A lot of homeowners assume interior and exterior paint are basically the same thing. Same brands, same colors, similar cans on the shelf. It seems like splitting hairs. But use the wrong one on the wrong surface and you’ll find out pretty quickly why the distinction matters.
They’re Built for Different Jobs
Exterior paint is designed to take a beating. UV rays, rain, temperature swings, mold, humidity. It has additives that help it resist fading, cracking, and moisture over time, and it uses flexible resins that can expand and contract as temperatures change without losing their bond. Interior paint is built for something completely different: scrubbability, low odor, and minimal off-gassing in enclosed spaces. The resins are harder because they don’t need to flex. They need to hold up to daily contact and the occasional scrub-down.
Using the Wrong Paint Creates Real Problems
Exterior paint used indoors can be a health issue. The additives that fight mildew and UV damage outside can off-gas in a closed, unventilated room in ways you really don’t want. Interior paint used outside just doesn’t hold up. It fades fast, cracks, and starts peeling within a season or two. Either way, you end up doing the job twice.
Sheen Level Matters More Than People Think
The finish you choose affects both how a space looks and how long the paint holds up:
- Flat/Matte: Good for ceilings and low-traffic walls. Hides imperfections well, but wipes down poorly.
- Eggshell/Satin: The go-to for most interior living spaces. Durable enough for daily life and easy to clean.
- Semi-Gloss: Best for kitchens, bathrooms, trim, and doors. Handles moisture and cleans up easily.
- Gloss: The toughest finish. Used on cabinets, trim, and anything that takes a lot of wear.
For exteriors, satin and semi-gloss are the most practical choices. They shed water well without looking overly shiny on a house.
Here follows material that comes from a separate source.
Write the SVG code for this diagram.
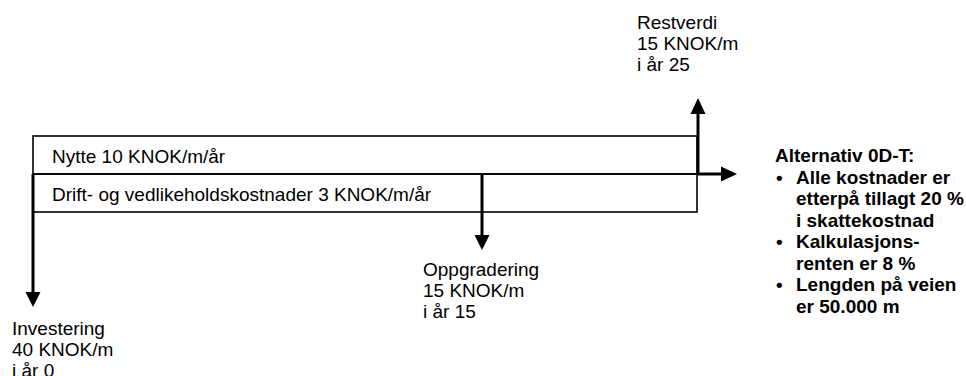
<svg xmlns="http://www.w3.org/2000/svg" width="966" height="376" viewBox="0 0 966 376">
<style>
  text { font-family: "Liberation Sans", Arial, sans-serif; font-size: 19px; fill: #000; }
  .b { font-weight: bold; }
  .box { fill: none; stroke: #000; stroke-width: 1.6; }
  .arr { stroke: #000; stroke-width: 3; fill: none; }
  .head { fill: #000; stroke: none; }
</style>
<rect width="966" height="376" fill="#fff"/>
<g id="nytte">
  <rect class="box" x="33" y="136" width="664" height="38"/>
  <text x="52" y="163">Nytte 10 KNOK/m/år</text>
</g>
<g id="drift">
  <rect class="box" x="33" y="174" width="664" height="38"/>
  <text x="52" y="200.5">Drift- og vedlikeholdskostnader 3 KNOK/m/år</text>
</g>
<g id="connectors">
  <line class="arr" x1="33" y1="174" x2="33" y2="293"/>
  <polygon class="head" points="25.5,292 40.5,292 33,307"/>
  <line class="arr" x1="482" y1="174" x2="482" y2="236"/>
  <polygon class="head" points="474.5,235 489.5,235 482,250"/>
  <line class="arr" x1="698" y1="174" x2="698" y2="113"/>
  <polygon class="head" points="690.5,114 705.5,114 698,98"/>
  <line class="arr" x1="697" y1="174" x2="722" y2="174"/>
  <polygon class="head" points="721,166.5 721,181.5 737,174"/>
</g>
<g id="investering">
  <text x="12" y="335">Investering</text>
  <text x="12" y="356">40 KNOK/m</text>
  <text x="12" y="377">i år 0</text>
</g>
<g id="oppgradering">
  <text x="423" y="276">Oppgradering</text>
  <text x="423" y="297">15 KNOK/m</text>
  <text x="423" y="318">i år 15</text>
</g>
<g id="restverdi">
  <text x="637" y="29">Restverdi</text>
  <text x="637" y="50">15 KNOK/m</text>
  <text x="637" y="71">i år 25</text>
</g>
<g id="alternativ">
  <text class="b" x="775" y="162">Alternativ 0D-T:</text>
  <text class="b" x="776" y="183.5">•</text>
  <text class="b" x="796" y="183.5">Alle kostnader er</text>
  <text class="b" x="796" y="205">etterpå tillagt 20 %</text>
  <text class="b" x="796" y="226.5">i skattekostnad</text>
  <text class="b" x="776" y="248">•</text>
  <text class="b" x="796" y="248">Kalkulasjons-</text>
  <text class="b" x="796" y="269.5">renten er 8 %</text>
  <text class="b" x="776" y="291">•</text>
  <text class="b" x="796" y="291">Lengden på veien</text>
  <text class="b" x="796" y="312.5">er 50.000 m</text>
</g>
</svg>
Color Looks Different Depending on the Light
This catches people off guard more than almost anything else. Interior colors live mostly under artificial light, which stays consistent. Exterior colors shift throughout the day as the sun moves. Something that looks warm and neutral on a paint chip can read completely different on a south-facing wall at noon. Always test exterior colors on the actual surface and check them at different times of day before committing.
Inside, think about how colors connect from room to room, especially in open layouts. Undertones make a bigger difference than most people expect. A white with a blue undertone can feel cold in a north-facing room. Swap in a cream with yellow undertones and the whole space changes.
Knowing When to Bring in Help
Small interior projects are totally manageable on your own. Bigger jobs are a different story. Multi-story exteriors, stucco surfaces, heavy prep work, or jobs with a hard deadline are situations where professional help pays off. Working with professional house painters in Riverside who know the Inland Empire climate means you get someone who understands what materials hold up when summer temperatures push past 100 degrees and surfaces are expanding and contracting hard. That local knowledge shows up directly in how long the finished job lasts.
Take prep seriously. It’s the part most people underestimate, and it’s where most paint jobs either succeed or fail.